■ Supplied information
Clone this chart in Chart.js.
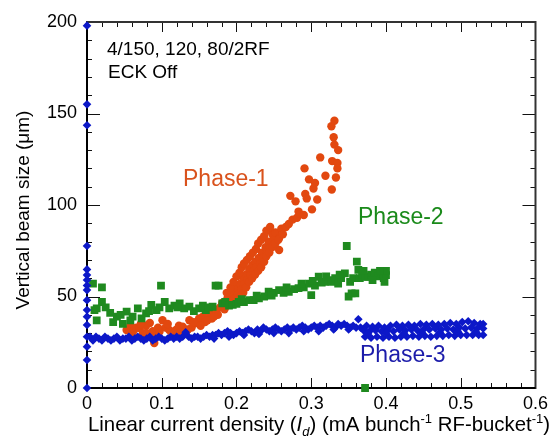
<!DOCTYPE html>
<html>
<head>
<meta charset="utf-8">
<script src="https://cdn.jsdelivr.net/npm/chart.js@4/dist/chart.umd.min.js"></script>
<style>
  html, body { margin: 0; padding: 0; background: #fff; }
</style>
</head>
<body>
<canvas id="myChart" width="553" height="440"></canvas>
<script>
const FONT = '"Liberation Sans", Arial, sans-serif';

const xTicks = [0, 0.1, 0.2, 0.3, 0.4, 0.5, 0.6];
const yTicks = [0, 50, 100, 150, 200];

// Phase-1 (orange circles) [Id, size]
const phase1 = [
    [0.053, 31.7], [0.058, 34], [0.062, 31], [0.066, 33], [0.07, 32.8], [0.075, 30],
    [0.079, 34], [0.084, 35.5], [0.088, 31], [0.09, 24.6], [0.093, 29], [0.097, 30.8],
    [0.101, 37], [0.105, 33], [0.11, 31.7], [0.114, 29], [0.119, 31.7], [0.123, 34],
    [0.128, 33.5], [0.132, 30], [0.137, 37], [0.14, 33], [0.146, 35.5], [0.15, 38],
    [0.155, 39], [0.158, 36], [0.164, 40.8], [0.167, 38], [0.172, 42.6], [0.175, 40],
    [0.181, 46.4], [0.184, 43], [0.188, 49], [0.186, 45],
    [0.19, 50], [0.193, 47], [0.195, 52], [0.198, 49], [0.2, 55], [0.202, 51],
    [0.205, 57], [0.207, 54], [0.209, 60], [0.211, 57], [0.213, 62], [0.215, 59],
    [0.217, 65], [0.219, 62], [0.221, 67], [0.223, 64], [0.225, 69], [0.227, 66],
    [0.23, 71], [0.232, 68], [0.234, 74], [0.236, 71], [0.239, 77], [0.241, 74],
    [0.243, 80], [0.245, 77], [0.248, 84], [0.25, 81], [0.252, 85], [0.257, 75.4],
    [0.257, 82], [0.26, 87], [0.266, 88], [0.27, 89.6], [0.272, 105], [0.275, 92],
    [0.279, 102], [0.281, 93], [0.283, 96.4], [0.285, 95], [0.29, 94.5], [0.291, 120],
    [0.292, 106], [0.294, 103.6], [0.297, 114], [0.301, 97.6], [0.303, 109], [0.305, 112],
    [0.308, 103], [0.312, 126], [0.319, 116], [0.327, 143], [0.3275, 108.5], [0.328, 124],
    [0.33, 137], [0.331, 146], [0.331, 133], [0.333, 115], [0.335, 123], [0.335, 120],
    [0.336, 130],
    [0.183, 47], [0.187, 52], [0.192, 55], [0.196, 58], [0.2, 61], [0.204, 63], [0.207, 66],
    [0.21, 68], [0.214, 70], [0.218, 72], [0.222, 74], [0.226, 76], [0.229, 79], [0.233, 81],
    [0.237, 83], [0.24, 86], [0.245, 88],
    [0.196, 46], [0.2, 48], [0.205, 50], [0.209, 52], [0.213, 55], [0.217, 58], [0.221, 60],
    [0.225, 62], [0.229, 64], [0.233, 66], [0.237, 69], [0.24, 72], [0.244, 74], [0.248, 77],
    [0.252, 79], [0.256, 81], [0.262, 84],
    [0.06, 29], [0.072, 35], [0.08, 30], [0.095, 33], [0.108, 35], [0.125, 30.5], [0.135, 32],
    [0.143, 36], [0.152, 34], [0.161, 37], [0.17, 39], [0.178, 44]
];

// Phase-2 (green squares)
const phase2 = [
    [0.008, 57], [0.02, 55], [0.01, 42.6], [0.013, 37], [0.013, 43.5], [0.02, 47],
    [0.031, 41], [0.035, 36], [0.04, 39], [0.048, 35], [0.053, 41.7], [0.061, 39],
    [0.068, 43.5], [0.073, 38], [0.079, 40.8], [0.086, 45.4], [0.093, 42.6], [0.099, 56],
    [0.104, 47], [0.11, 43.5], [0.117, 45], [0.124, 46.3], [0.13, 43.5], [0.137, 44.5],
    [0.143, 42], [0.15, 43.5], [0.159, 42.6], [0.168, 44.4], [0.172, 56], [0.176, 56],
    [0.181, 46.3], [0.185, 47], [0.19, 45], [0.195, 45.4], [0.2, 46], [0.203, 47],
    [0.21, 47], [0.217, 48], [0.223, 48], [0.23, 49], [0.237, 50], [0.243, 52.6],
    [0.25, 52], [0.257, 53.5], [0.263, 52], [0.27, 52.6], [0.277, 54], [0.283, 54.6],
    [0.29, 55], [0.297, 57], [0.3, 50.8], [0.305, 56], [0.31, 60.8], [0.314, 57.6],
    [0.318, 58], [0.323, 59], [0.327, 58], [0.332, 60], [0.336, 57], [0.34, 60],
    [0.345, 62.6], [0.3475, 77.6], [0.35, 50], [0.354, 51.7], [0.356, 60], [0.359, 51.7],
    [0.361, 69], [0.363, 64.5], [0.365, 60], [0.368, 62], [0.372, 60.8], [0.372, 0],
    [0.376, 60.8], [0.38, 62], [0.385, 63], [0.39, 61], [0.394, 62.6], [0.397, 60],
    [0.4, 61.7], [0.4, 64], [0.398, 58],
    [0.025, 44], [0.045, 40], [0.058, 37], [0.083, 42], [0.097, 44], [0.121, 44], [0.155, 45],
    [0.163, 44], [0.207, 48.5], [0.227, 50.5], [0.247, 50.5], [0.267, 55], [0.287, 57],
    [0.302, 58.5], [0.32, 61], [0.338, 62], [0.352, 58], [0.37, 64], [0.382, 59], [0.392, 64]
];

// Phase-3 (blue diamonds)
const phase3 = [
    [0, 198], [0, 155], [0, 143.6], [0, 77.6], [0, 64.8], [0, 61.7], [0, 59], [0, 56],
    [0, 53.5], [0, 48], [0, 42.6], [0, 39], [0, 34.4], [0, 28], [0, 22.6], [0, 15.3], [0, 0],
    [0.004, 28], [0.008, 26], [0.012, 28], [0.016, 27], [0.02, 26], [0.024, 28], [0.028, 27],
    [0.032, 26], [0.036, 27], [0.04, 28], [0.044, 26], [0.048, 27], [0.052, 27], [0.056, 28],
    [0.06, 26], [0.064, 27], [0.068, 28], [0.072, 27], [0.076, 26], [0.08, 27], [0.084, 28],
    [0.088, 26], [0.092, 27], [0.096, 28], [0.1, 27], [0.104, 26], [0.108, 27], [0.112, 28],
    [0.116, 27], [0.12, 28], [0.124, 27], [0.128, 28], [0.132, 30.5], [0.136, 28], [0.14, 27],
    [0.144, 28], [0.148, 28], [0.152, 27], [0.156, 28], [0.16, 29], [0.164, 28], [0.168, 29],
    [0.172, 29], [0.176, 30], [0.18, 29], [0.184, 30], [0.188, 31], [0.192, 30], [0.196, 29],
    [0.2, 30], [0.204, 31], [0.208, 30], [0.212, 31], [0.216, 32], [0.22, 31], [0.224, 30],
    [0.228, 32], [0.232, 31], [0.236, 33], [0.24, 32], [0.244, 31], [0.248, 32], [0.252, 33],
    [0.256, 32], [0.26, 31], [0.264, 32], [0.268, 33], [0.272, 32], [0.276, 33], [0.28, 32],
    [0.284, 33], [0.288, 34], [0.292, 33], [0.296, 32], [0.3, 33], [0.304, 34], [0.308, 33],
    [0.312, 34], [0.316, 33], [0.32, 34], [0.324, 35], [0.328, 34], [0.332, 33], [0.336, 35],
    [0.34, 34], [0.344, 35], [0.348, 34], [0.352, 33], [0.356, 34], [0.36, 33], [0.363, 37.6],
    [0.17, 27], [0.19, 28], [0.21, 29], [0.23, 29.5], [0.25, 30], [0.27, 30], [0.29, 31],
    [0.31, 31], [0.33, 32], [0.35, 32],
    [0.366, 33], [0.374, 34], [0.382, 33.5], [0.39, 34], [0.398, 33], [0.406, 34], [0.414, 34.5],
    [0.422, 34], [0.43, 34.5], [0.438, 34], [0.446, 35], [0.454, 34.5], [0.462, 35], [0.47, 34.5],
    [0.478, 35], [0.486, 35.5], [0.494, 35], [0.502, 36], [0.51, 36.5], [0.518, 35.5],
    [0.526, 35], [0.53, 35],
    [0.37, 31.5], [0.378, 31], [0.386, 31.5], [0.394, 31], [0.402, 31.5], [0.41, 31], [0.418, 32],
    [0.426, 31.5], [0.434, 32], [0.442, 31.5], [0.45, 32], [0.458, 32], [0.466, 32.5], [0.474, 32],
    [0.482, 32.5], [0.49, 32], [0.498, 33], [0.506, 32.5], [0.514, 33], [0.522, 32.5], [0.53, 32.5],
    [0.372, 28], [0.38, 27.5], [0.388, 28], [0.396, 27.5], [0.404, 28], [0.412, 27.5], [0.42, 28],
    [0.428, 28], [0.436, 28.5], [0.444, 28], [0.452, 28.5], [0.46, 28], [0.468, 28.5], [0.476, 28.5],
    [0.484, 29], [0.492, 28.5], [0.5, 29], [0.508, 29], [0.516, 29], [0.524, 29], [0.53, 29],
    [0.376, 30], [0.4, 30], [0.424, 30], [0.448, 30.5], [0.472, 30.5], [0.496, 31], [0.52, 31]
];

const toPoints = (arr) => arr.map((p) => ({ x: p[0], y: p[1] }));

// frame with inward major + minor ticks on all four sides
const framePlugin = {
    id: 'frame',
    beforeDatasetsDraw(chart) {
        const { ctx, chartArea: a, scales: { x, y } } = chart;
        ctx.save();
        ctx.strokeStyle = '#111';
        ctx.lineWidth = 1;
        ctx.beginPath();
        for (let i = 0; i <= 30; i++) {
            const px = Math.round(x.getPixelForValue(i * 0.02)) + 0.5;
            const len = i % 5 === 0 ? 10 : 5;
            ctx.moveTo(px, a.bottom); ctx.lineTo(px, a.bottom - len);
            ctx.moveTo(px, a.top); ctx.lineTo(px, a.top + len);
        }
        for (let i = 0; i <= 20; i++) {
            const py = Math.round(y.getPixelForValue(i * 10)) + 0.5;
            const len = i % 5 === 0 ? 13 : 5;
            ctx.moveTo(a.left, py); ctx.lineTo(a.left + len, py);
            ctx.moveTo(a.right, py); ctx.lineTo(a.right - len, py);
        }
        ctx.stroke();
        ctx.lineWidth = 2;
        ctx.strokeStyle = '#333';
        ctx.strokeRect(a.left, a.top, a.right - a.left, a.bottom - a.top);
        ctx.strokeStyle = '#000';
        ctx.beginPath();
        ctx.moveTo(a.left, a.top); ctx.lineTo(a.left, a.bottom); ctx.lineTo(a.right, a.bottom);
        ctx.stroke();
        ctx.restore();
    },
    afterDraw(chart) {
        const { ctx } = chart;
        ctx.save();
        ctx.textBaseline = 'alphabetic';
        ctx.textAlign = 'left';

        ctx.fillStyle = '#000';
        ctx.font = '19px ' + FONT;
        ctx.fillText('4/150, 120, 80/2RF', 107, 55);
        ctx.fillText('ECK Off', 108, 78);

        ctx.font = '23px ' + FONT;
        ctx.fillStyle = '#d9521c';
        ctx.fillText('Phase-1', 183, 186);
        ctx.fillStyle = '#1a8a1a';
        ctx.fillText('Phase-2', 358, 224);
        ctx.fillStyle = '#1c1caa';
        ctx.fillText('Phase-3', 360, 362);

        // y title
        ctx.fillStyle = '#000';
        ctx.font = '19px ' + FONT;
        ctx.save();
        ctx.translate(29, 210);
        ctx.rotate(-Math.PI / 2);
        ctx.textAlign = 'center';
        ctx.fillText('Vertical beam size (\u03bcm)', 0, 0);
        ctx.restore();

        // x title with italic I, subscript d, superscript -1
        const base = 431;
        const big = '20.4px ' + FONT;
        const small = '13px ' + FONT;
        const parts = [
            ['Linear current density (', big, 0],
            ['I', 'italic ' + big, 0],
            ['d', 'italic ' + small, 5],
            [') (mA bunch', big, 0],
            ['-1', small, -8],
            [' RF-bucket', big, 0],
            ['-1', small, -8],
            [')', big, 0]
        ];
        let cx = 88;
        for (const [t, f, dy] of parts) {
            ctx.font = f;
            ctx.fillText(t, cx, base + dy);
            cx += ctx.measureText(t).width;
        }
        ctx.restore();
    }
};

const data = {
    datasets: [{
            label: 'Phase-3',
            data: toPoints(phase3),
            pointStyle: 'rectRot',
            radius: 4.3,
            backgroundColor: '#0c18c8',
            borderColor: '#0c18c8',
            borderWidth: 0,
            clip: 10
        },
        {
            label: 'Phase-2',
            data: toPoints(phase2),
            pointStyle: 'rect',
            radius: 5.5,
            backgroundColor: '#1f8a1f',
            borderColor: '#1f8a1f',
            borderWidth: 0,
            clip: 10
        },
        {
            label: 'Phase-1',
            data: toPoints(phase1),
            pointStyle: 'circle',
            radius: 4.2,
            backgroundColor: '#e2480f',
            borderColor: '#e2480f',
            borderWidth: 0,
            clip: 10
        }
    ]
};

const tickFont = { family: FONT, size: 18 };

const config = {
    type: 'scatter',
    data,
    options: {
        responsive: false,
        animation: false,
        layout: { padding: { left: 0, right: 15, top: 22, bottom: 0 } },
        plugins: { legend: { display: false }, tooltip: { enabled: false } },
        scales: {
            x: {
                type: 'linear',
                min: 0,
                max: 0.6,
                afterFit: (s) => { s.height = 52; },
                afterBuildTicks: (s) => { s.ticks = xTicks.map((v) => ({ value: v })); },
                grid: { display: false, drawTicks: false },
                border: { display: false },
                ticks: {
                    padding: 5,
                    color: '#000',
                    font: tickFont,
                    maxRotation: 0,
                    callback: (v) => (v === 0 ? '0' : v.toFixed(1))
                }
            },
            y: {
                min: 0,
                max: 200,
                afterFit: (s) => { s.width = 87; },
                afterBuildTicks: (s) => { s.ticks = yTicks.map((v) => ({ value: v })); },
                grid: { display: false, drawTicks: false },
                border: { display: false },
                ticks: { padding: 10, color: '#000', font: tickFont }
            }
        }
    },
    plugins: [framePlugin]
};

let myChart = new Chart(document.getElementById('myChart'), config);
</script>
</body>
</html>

■ Your goal
Take the material above from its first line through the line holding "const yTicks = [0, 50, 100, 150, 200];" and set it down exactly, without the pictures.

■ Finished answer
Clone this chart in Chart.js.
<!DOCTYPE html>
<html>
<head>
<meta charset="utf-8">
<script src="https://cdn.jsdelivr.net/npm/chart.js@4/dist/chart.umd.min.js"></script>
<style>
  html, body { margin: 0; padding: 0; background: #fff; }
</style>
</head>
<body>
<canvas id="myChart" width="553" height="440"></canvas>
<script>
const FONT = '"Liberation Sans", Arial, sans-serif';

const xTicks = [0, 0.1, 0.2, 0.3, 0.4, 0.5, 0.6];
const yTicks = [0, 50, 100, 150, 200];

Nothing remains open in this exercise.